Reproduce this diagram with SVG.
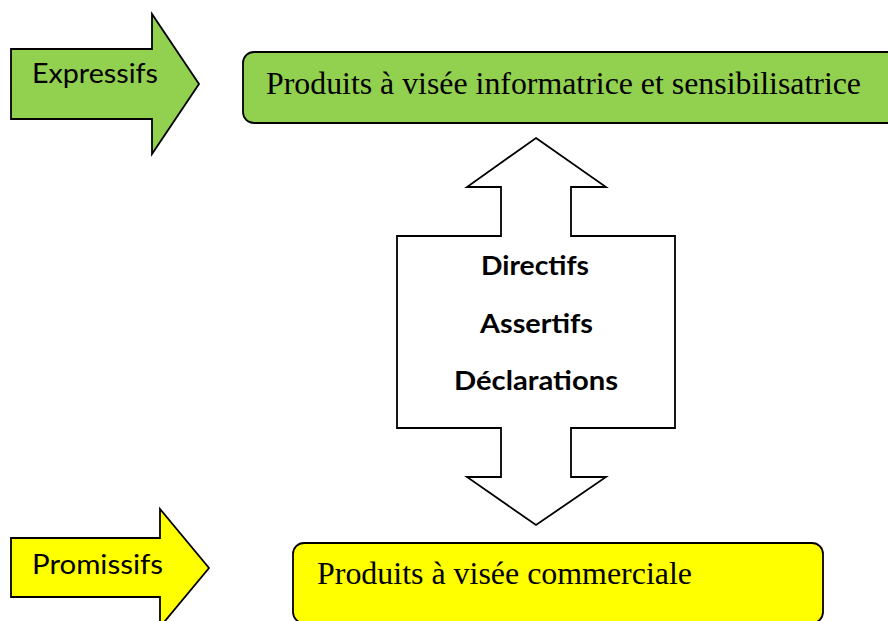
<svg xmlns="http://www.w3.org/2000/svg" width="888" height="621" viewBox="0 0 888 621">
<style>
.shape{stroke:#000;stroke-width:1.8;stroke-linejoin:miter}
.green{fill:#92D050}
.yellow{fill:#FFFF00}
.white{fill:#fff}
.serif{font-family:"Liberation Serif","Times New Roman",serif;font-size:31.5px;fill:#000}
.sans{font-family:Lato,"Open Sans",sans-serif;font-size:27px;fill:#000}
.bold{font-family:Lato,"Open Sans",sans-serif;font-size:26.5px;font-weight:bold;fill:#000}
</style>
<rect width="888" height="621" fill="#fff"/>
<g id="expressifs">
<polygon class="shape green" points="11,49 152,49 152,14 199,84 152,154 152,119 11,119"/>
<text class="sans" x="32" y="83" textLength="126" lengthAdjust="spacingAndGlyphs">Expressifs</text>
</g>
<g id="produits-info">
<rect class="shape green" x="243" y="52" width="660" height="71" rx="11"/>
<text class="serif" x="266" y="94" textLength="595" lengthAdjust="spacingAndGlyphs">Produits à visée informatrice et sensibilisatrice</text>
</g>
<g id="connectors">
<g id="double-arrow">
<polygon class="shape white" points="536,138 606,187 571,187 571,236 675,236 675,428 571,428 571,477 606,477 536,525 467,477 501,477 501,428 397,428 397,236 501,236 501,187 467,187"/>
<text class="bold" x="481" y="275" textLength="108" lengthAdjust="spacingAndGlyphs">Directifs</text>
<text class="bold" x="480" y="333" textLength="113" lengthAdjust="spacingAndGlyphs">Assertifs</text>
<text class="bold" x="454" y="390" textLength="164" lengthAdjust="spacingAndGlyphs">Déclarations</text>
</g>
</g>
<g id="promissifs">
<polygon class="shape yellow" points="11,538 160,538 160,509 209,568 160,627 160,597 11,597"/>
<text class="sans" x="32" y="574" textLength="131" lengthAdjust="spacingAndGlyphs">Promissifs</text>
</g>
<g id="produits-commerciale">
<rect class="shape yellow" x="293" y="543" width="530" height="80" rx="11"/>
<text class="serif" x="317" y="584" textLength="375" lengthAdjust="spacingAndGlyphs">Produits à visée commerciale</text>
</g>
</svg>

* Set task *
In the copy, include no pictures; restate the listing above exactly.

* Response to this exercise *
Reproduce this diagram with SVG.
<svg xmlns="http://www.w3.org/2000/svg" width="888" height="621" viewBox="0 0 888 621">
<style>
.shape{stroke:#000;stroke-width:1.8;stroke-linejoin:miter}
.green{fill:#92D050}
.yellow{fill:#FFFF00}
.white{fill:#fff}
.serif{font-family:"Liberation Serif","Times New Roman",serif;font-size:31.5px;fill:#000}
.sans{font-family:Lato,"Open Sans",sans-serif;font-size:27px;fill:#000}
.bold{font-family:Lato,"Open Sans",sans-serif;font-size:26.5px;font-weight:bold;fill:#000}
</style>
<rect width="888" height="621" fill="#fff"/>
<g id="expressifs">
<polygon class="shape green" points="11,49 152,49 152,14 199,84 152,154 152,119 11,119"/>
<text class="sans" x="32" y="83" textLength="126" lengthAdjust="spacingAndGlyphs">Expressifs</text>
</g>
<g id="produits-info">
<rect class="shape green" x="243" y="52" width="660" height="71" rx="11"/>
<text class="serif" x="266" y="94" textLength="595" lengthAdjust="spacingAndGlyphs">Produits à visée informatrice et sensibilisatrice</text>
</g>
<g id="connectors">
<g id="double-arrow">
<polygon class="shape white" points="536,138 606,187 571,187 571,236 675,236 675,428 571,428 571,477 606,477 536,525 467,477 501,477 501,428 397,428 397,236 501,236 501,187 467,187"/>
<text class="bold" x="481" y="275" textLength="108" lengthAdjust="spacingAndGlyphs">Directifs</text>
<text class="bold" x="480" y="333" textLength="113" lengthAdjust="spacingAndGlyphs">Assertifs</text>
<text class="bold" x="454" y="390" textLength="164" lengthAdjust="spacingAndGlyphs">Déclarations</text>
</g>
</g>
<g id="promissifs">
<polygon class="shape yellow" points="11,538 160,538 160,509 209,568 160,627 160,597 11,597"/>
<text class="sans" x="32" y="574" textLength="131" lengthAdjust="spacingAndGlyphs">Promissifs</text>
</g>
<g id="produits-commerciale">
<rect class="shape yellow" x="293" y="543" width="530" height="80" rx="11"/>
<text class="serif" x="317" y="584" textLength="375" lengthAdjust="spacingAndGlyphs">Produits à visée commerciale</text>
</g>
</svg>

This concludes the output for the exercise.